By Dr. Krittaya Artchawanitkul
Significant changes in sexuality in Thai society in the last five decades are characterized by four emerging trends:
(1) Changes in sexual relationships, notably the first sexual intercourse for Thai men: It has become evident that the first sexual experience Thai men have are less and less with their spouses or sex workers. A majority of them now have sex the first time with friends or partners for casual sex. Premarital sex and live-in relationships have emerged as the norm for people of working age and university and college students. The trend reflects the decline of the tradition that has preached the virtue of virginity – a belief instilled into Thai women—and, with it, the weakening of the hold of the teaching that urges them to preserve their purity until marriage.
(2) Changing views on transgender and sexual diversity: Attitudes in Thai society toward transgender in general have changed favorably, shifting toward greater acceptance of sexual diversity.

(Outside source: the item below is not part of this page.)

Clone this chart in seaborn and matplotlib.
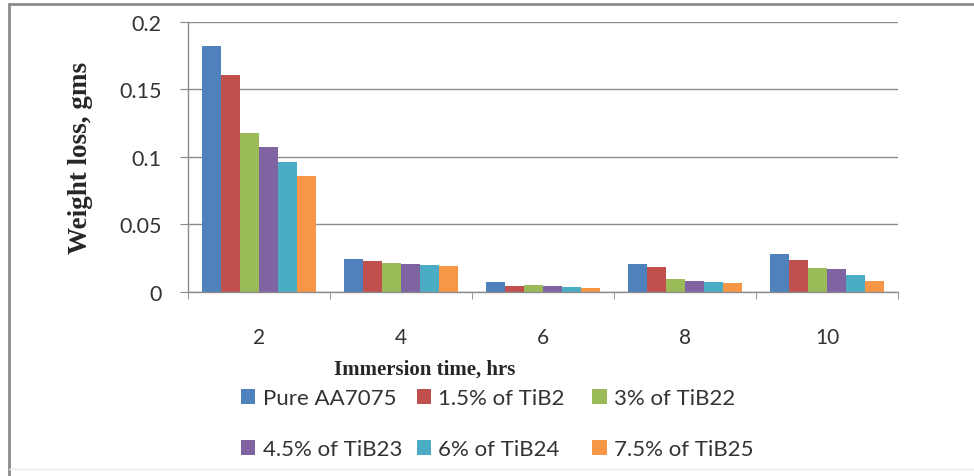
import numpy as np
import matplotlib.pyplot as plt
import seaborn as sns
import pandas as pd
from matplotlib.lines import Line2D
from matplotlib.patches import Patch

# Weight loss (gms), one list per composition
times = ['2', '4', '6', '8', '10']
series = ['Pure AA7075', '1.5% of TiB2', '3% of TiB22',
          '4.5% of TiB23', '6% of TiB24', '7.5% of TiB25']
pure = [0.182, 0.0244, 0.0072, 0.0207, 0.0281]
tib_15 = [0.161, 0.0227, 0.0042, 0.0183, 0.0237]
tib_3 = [0.118, 0.0215, 0.0052, 0.0094, 0.0178]
tib_45 = [0.107, 0.0207, 0.0047, 0.008, 0.0168]
tib_6 = [0.096, 0.0197, 0.0037, 0.0072, 0.0126]
tib_75 = [0.086, 0.0193, 0.0027, 0.0064, 0.0079]
colors = ['#4F81BD', '#C0504D', '#9BBB59', '#8064A2', '#4BACC6', '#F79646']

rows = []
for name, vals in zip(series, [pure, tib_15, tib_3, tib_45, tib_6, tib_75]):
    for t, v in zip(times, vals):
        rows.append({'time': t, 'loss': v, 'series': name})
df = pd.DataFrame(rows)

sns.set_style('white')
plt.rcParams['font.family'] = ['Lato', 'DejaVu Sans']

fig = plt.figure(figsize=(9.74, 4.77), dpi=100)
ax = fig.add_axes([0.193, 0.386, 0.729, 0.566])

sns.barplot(data=df, x='time', y='loss', hue='series', palette=colors,
            order=times, hue_order=series, width=0.8, saturation=1,
            linewidth=0, ax=ax)
ax.get_legend().remove()

ax.set_ylim(0, 0.2)
ax.set_yticks([0, 0.05, 0.1, 0.15, 0.2])
ax.set_yticklabels(['0', '0.05', '0.1', '0.15', '0.2'])
ax.set_xlim(-0.5, 4.5)
ax.set_xticks(np.arange(-0.5, 5, 1), minor=True)
ax.tick_params(axis='x', which='major', length=0, pad=25,
               labelsize=15, labelcolor='#333333')
ax.tick_params(axis='x', which='minor', length=5, color='#888888',
               direction='out', bottom=True)
ax.tick_params(axis='y', length=6, color='#888888', direction='out',
               left=True, labelsize=15.5, labelcolor='#333333', pad=13)
ax.yaxis.grid(True, color='#8c8c8c', linewidth=1)
ax.set_axisbelow(True)
for side in ['top', 'right']:
    ax.spines[side].set_visible(False)
for side in ['left', 'bottom']:
    ax.spines[side].set_color('#8c8c8c')
    ax.spines[side].set_linewidth(1)

ax.set_xlabel('Immersion time, hrs', family='Liberation Serif',
              fontweight='bold', fontsize=15)
ax.xaxis.set_label_coords(0.334, -0.248)
ax.set_ylabel('Weight loss, gms', family='Liberation Serif',
              fontweight='bold', fontsize=19.5)
ax.yaxis.set_label_coords(-0.134, 0.498)

# legend: three fixed-width columns, two rows
handles = [Patch(facecolor=c, edgecolor='none') for c in colors]
col_x = [0.2474, 0.428, 0.608]
for k, x in enumerate(col_x):
    fig.legend([handles[k], handles[k + 3]], [series[k], series[k + 3]],
               ncol=1, loc='upper left', bbox_to_anchor=(x, 0.184),
               frameon=False, fontsize=16, handlelength=0.65,
               handleheight=0.65, handletextpad=0.32, labelspacing=1.4,
               borderaxespad=0, borderpad=0, labelcolor='#333333')

# chart frame
fig.add_artist(Line2D([0.009, 0.009], [0.0, 0.99], color='#8a8a8a',
                      linewidth=2, transform=fig.transFigure))
fig.add_artist(Line2D([0.009, 1.0], [0.99, 0.99], color='#8a8a8a',
                      linewidth=2, transform=fig.transFigure))
fig.add_artist(Line2D([0.009, 1.0], [0.014, 0.014], color='#ececec',
                      linewidth=1, transform=fig.transFigure))

fig.savefig('out.png', dpi=100)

(3) Changes in sex trade: Places of sex trade have transformed from brothels of the past that offered solely sexual services to ones which provide an array of additional services and incentives behind the fronts of entertainment establishments of various types from bars, karaoke restaurants, pubs, cocktail lounges to food gardens or of services including massage parlors, Thai traditional massage, dormitories and barbershops. Also, sexual services have been increasingly delivered onsite and provided by groups of sex workers that are not tied to any particular establishments. While most sex workers are still female, the number of male ones has been clearly on the rise.
(4) Changes in sex education: Sex education has changed from contents that were didactic and restrictive resulted from an initial focus on physiological changes during puberty and emphasis on abstinence and contraception that conformed to ‘Thai culture’ and ‘morality’ to comprehensive sexuality education whose contents and teaching/learning process promote exchange of experiences, open-mindedness and nonjudgemental thinking that avoids sexual stereotyping and stigmatization.
However, social control of female sexuality is an aspect that has hardly changed at all as reflected in sexual culture in which Thai women have remained at risk as ever of being victims of sexual violence and most pregnant women not ready to be mothers have no access to safe abortion.
The changes in sexuality have been presumably brought about by three socio-political forces: (1) political changes after the October 14 student uprising in 1973 that have allowed greater political freedom and sexuality openness (2) the AIDS/HIV epidemic and the growing strength of civil society from 1987 and (3) the explosion of information technology and media since 1997.
These socio-political changes also ushered in human rights movements, which is an inescapable aspect of globalization. Each of them has effected changes in sexuality, sexual rights and freedom for individuals in Thai society.